Building a Digital Marketing Foundation for Your Bank

Ready to get started? Wait, how about the rest of your bank’s leadership? Before you create a brilliant plan you might want to start with earning buy-in from the top. There are a lot of compelling reasons to invest in digital marketing, but we all know the best plans often look a little different after returning from the boardroom!

Now that you’ve received the green light from your bank’s leadership team, let’s get started on your digital strategy for real this time! Regardless of whether your financial institution has a dedicated team focused on digital, or just a part-time intern, it’s a good idea to take stock of what your current marketing “situation” is.

Oftentimes, improving marketing ROI isn’t about what you should be doing, but rather what you should stop doing. We all know of “other” community banks and credit unions that have invested many a marketing dollar into channels, vendors, and people without any real means of measuring success. As Peter Drucker once famously said, “If you can’t measure it, you can’t improve it.”

While you can’t completely discount marketing channels that are difficult to measure, it’s worth thinking through the true impact of marketing tactics like sponsorships, billboards, radio, television, and newspaper ads. We’ve all seen plenty of sales propaganda from the aggressive sales representatives behind these mediums, but try to scrutinize their actual impact on your bank given the cost.

What’s the antidote to unmeasurable marketing? Digital! It’s much more straightforward to substantiate your existence as a financial marketer when you can demonstrate ROI using actual data.

It’s also true that many traditional marketing channels can be integrated with digital in order to provide more measurable data. Not everyone who sees a billboard or hears a radio ad will go to your website of course, but the more you can do to leverage your 24/7 branch as your marketing headquarters, the better (for both analytics and ongoing marketing efforts).

That being said, if you haven’t yet moved website analytics to the top of your todo list, it’s time to rearrange your priorities. Google provides two free tools that are immensely powerful for measuring marketing performance: Google Analytics and Google Tag Manager.

The challenge with these two analytics platforms is not so much what they can track, but rather the overwhelming amount of data they produce. There’s so much data, how can your financial institution make sense of it all?

Goals

With so much amazing data available from your website and the marketing campaigns directing people to the website, it’s crucial to establish success criteria so you can track performance and make adjustments.
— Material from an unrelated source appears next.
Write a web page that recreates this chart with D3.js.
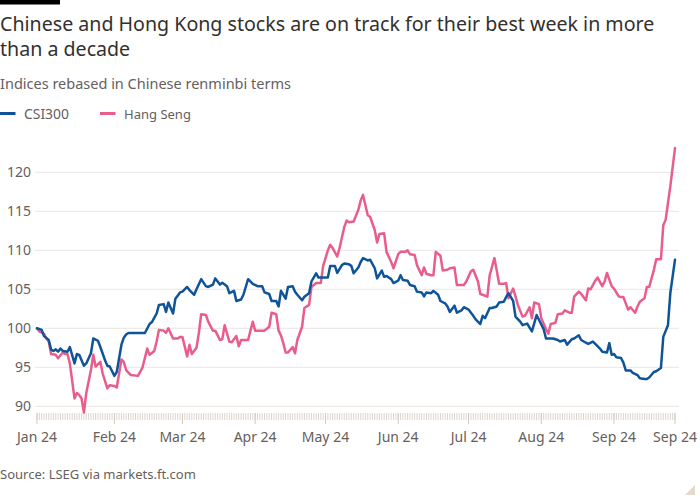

The combination of leading indicators and key performance indicators (KPIs) can be an effective system of measuring the performance of your banks’ digital marketing efforts.

Leading indicators might include:

  • Organic visibility of various website pages or Google Maps listings in Google search engine results
  • Website visits by channel (e.g. organic, social, paid, referral sources), or user type (e.g new vs returning users)
  • Visitor engagement (time on site, pages per session, etc.)

KPIs might include:

  • Cost per lead (via website forms, emails, or phone numbers)
  • Cost per acquisition (via online applications)
  • Cost per branch visit (via clicks for driving directions or Google Store Visits conversions)

Defining success criteria and benchmarking performance is so crucial because it allows you to allocate resources into the highest performing marketing channels and campaigns. It also allows your marketing department to position itself as a profit center instead of a cost center.

Target Audience

So you know what actions are key to successful digital marketing performance, but who do you want taking those actions? In defining the ideal audiences you want to engage, there’s lots of tools and tactics to identify the most relevant ages, interests, demographics, and behaviors of your best prospects. It’s important to think through these target audiences; especially the pain that your products and services solve for them.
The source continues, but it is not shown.